Mais ce n’est pas systématique. Je l’utilisais beaucoup sur des photos de sport pour le Bien-Public, par exemple, mais quand je fais des portraits (comme tout à l’heure avec Lassana Bathily), je prends du temps pour discuter avec la personne, pour trouver le bon endroit où la photographier. Ça dépend vraiment des moments.

Est-ce qu’il existe un sujet qui vous tient à cœur pour un reportage ?

J’ai traité pas mal de sujets qui me tenaient à cœur parce que j’ai la chance de pouvoir choisir les reportages que je veux traiter. Il y a un sujet qui me tient très à cœur ces dernières années c’est la question de la condition des Rohingyas*, c’est un peuple qui a été victime d’un génocide, qui a été chassé de son pays et aujourd’hui ils sont apatrides.
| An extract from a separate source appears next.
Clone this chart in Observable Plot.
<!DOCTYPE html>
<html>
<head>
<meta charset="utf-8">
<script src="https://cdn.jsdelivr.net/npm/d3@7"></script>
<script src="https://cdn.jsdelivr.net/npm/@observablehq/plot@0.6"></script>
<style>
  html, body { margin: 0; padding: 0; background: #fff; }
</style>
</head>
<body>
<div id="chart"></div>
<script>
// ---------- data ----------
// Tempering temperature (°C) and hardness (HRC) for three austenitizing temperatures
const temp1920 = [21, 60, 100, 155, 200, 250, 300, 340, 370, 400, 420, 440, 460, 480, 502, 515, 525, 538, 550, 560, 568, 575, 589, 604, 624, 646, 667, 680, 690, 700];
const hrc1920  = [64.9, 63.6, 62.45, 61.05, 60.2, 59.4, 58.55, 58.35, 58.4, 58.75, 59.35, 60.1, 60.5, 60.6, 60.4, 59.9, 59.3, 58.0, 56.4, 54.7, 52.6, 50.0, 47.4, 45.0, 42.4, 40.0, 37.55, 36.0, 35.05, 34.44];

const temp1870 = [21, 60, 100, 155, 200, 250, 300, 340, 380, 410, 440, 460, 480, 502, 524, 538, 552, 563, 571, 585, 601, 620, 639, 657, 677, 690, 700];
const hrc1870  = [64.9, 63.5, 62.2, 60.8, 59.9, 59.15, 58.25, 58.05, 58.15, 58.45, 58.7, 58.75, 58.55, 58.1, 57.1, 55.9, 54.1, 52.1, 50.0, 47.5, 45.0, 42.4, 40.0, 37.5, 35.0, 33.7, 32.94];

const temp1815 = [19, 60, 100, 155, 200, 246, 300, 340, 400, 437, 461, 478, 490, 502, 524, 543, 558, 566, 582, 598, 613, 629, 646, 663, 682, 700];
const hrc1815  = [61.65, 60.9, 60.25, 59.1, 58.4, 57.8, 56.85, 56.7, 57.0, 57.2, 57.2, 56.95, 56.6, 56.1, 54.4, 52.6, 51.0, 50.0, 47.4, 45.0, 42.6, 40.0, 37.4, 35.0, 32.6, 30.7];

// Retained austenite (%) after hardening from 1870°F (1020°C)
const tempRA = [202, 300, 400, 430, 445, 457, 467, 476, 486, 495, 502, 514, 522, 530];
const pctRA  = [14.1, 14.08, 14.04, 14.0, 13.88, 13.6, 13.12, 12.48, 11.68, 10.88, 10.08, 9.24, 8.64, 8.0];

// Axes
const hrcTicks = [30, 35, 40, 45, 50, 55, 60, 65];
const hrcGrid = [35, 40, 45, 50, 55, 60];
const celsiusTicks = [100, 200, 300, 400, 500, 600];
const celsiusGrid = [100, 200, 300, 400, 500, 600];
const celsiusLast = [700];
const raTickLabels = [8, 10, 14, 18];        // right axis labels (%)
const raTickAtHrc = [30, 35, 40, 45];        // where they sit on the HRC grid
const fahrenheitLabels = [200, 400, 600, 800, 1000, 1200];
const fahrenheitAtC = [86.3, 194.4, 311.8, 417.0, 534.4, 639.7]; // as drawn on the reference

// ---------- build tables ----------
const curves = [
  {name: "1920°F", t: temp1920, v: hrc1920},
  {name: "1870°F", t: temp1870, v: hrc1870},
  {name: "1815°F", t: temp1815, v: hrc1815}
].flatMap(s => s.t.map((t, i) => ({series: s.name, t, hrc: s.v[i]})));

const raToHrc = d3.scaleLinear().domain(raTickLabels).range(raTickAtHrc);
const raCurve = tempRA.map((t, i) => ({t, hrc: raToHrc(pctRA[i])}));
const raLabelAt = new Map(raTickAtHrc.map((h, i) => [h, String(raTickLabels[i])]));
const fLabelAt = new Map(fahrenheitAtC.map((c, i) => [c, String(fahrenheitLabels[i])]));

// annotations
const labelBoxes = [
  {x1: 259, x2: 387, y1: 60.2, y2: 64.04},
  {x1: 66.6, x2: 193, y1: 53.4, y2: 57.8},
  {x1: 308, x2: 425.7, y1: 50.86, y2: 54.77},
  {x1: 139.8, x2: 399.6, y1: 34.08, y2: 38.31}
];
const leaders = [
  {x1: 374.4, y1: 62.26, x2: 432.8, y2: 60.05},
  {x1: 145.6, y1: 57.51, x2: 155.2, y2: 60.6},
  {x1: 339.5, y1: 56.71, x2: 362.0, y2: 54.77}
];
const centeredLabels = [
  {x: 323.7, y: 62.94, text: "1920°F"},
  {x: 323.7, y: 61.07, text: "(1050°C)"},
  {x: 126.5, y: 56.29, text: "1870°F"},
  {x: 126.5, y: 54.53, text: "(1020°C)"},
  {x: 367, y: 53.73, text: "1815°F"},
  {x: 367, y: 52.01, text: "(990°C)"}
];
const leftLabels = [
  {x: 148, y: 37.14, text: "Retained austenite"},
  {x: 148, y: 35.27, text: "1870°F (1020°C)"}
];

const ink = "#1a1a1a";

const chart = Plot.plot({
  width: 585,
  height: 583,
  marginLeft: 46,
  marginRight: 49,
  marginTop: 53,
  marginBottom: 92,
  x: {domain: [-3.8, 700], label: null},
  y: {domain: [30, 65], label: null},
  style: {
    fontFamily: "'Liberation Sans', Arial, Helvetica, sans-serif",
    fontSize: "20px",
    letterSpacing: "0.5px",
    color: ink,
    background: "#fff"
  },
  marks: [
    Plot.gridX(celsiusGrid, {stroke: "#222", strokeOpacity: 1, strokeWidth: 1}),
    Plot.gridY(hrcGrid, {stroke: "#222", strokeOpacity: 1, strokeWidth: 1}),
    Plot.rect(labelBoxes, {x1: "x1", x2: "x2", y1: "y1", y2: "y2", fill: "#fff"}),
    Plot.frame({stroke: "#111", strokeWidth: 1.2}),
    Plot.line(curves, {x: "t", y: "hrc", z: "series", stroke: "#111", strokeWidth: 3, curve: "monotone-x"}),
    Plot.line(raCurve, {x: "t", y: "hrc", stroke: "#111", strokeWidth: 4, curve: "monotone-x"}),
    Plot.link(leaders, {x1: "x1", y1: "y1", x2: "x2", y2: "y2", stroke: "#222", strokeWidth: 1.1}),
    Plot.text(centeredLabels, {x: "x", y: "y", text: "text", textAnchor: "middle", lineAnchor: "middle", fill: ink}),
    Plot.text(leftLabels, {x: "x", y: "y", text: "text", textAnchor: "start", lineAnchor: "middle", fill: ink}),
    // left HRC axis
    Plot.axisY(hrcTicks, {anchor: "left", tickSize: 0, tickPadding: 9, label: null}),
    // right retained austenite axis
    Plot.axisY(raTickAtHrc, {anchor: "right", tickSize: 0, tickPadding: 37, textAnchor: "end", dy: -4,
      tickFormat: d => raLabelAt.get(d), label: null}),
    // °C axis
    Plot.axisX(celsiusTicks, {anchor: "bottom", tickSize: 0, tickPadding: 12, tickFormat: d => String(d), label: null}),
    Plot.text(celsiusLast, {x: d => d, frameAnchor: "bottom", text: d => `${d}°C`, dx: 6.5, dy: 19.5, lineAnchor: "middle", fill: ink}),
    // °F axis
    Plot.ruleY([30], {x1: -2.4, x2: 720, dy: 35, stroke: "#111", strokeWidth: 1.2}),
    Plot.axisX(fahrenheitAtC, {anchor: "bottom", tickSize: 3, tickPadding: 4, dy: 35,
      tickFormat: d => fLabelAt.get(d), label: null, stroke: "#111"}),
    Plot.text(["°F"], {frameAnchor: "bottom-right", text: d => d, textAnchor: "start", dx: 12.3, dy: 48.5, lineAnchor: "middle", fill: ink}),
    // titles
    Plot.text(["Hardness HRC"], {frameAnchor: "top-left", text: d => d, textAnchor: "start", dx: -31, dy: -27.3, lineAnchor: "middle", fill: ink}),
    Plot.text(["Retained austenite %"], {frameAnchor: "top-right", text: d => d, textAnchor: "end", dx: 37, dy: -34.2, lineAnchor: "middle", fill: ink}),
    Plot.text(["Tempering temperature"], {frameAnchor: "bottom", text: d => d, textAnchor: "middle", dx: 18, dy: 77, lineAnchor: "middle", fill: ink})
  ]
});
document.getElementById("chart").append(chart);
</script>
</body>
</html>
Et personne ne veut vraiment d’eux. Quand ils arrivent dans un pays, ils arrivent comme réfugiés mais n’obtiennent pas le statut de réfugiés donc ils se retrouvent dans des situations très compliquées… Je les ai vus dans des camps de réfugiés au Bengladesh, je les ai vus en Malaisie travailler sur des chantiers au noir sans avoir de droits ni gagner beaucoup d’argent. Ce peuple apatride qui n’a pas de droit nulle part on en a beaucoup parlé quand ils sont partis en masse de la Birmanie mais depuis on n’en parle de moins en moins et on parle de plusieurs millions de personnes et leur situation est assez douloureuse.

Propos recueillis par Karen, Lilirose, Irénée & Zakaria

* Les Rohingyas vivaient au Myanmar (ex-Birmanie), c’est un peuple qui a été persécuté par l’État Birman à cause de sa religion musulmane et qui a été obligé de fuir au Bengladesh (plus de 700 000 déplacés en 2017). Ils n’ont pas d’identité légale et sont considérés comme inexistants par leur pays officiel.